Catalysing peer-to-peer learning for better understanding climate risks
In a consultative process that drew on the experiences and expertise of its membership, the ARA has revealed guiding principles for learning communities on understanding climate risks.
Identifying the most urgent issues, challenges, gaps, and questions that must be answered to reduce vulnerability to climate risks is essential as the pace of climate change continues to accelerate.
As a global coalition working to accelerate learning, information sharing and networking on climate risks, the Adaptation Research Alliance (ARA) works in close collaboration with its members so we can better respond to the challenge of adaptation.
One of its strengths is being able to draw on and integrate the experience and expertise of a diversity of stakeholders that would otherwise be working in isolation. When it comes to understanding climate risks that face specific contexts within vulnerable and marginalised communities, sharing this knowledge is essential.
“Enhancing resilience to climate change is incredibly complex. No one institution or individual can have the know-how or experience to respond to climate impacts comprehensively,” says Aditya Bahadur, lead for the ARA Tracking, Learning and Sharing (TLS) activities.
“Making connections and sharing data, approaches and experience is the only way to make progress with building resilience at the scale and with the urgency required.”
Using the Alliance’s network to catalyse peer-to-peer learning, generate a shared understanding of challenges, and to forge networks and communities of practice, the ARA Shared Learning Process on Understanding Climate Risks led a consultative learning process on understanding climate risks.
Over 150 organisations from the Alliance’s membership and network applied to take part in the initiative, underscoring the widespread interest in and need for such work. Ultimately, 57 participants from Africa, Asia and Latin America were invited to participate in a series of global and regional workshops.
“We found there are still many significant knowledge gaps for understanding climate risks,” says Bahadur.

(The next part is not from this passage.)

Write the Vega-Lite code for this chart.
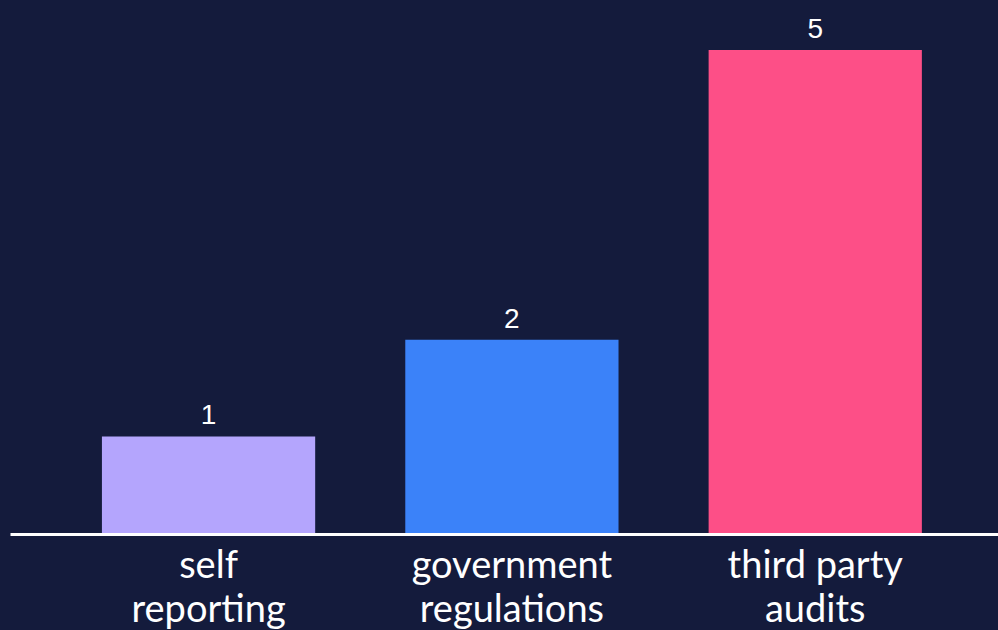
{
  "$schema": "https://vega.github.io/schema/vega-lite/v6.json",
  "width": 988,
  "height": 483,
  "autosize": {"type": "none"},
  "padding": {"left": 10, "top": 50, "right": 0, "bottom": 97},
  "background": "#141b3c",
  "config": {"view": {"stroke": null}},
  "data": {
    "values": [
      {"category": "self reporting", "value": 1, "color": "#b4a5fd"},
      {"category": "government regulations", "value": 2, "color": "#3b82f9"},
      {"category": "third party audits", "value": 5, "color": "#fd4f87"}
    ]
  },
  "encoding": {
    "x": {
      "field": "category",
      "type": "nominal",
      "sort": null,
      "scale": {"paddingInner": 0.297, "paddingOuter": 0.277, "align": 0.547},
      "axis": {
        "title": null,
        "labelAngle": 0,
        "ticks": false,
        "domainColor": "#ffffff",
        "domainWidth": 3,
        "offset": 1,
        "labelColor": "#ffffff",
        "labelFont": "Lato",
        "labelFontSize": 38,
        "labelLimit": 0,
        "labelLineHeight": 44,
        "labelPadding": 13,
        "labelBaseline": "top",
        "labelExpr": "datum.label == 'third party audits' ? ['third party', 'audits'] : split(datum.label, ' ')"
      }
    },
    "y": {
      "field": "value",
      "type": "quantitative",
      "scale": {"domain": [0, 5], "nice": false},
      "axis": null
    }
  },
  "layer": [
    {
      "mark": {"type": "bar"},
      "encoding": {
        "color": {"field": "color", "type": "nominal", "scale": null}
      }
    },
    {
      "mark": {"type": "text", "color": "#ffffff", "font": "Liberation Sans", "fontSize": 28, "baseline": "alphabetic", "dy": -12},
      "encoding": {"text": {"field": "value", "type": "quantitative"}}
    }
  ]
}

In particular, there is a need to improve communication with marginalised groups and consider gender, youth and justice, as well as academic, practitioner and community knowledge. The insufficient mobilisation of climate knowledge to influence government policies must also be addressed.
“The findings from this process provide a robust and grounded framework for catalysing collaboration between a variety of actors engaged in enhancing resilience,” says Bahadur.
Emerging from the workshops were guiding principles for learning communities, including the need to be inclusive, gender-responsive, diverse and locally-led. Knowledge must be accessible, and approaches used should be cross-sectoral, impact-oriented and context sensitive. Networking with local governments should be central to influencing policies.
These guidelines provide a baseline for improving shared learning processes around understanding climate risk, but there is still more work to be done. Highlighting the willingness and enthusiasm from participants, Bahadur says these workshops can provide a model for networks and learning communities within several ARA activities.
“One of ARA’s key objectives is to enhance learning across both climate research and climate action communities,” says Bahadur.
“Facilitating participant-led processes of reflection and collaboration like this can help us build relationships, and consolidating networks is an important way for us to achieve this objective effectively,” says Bahadur.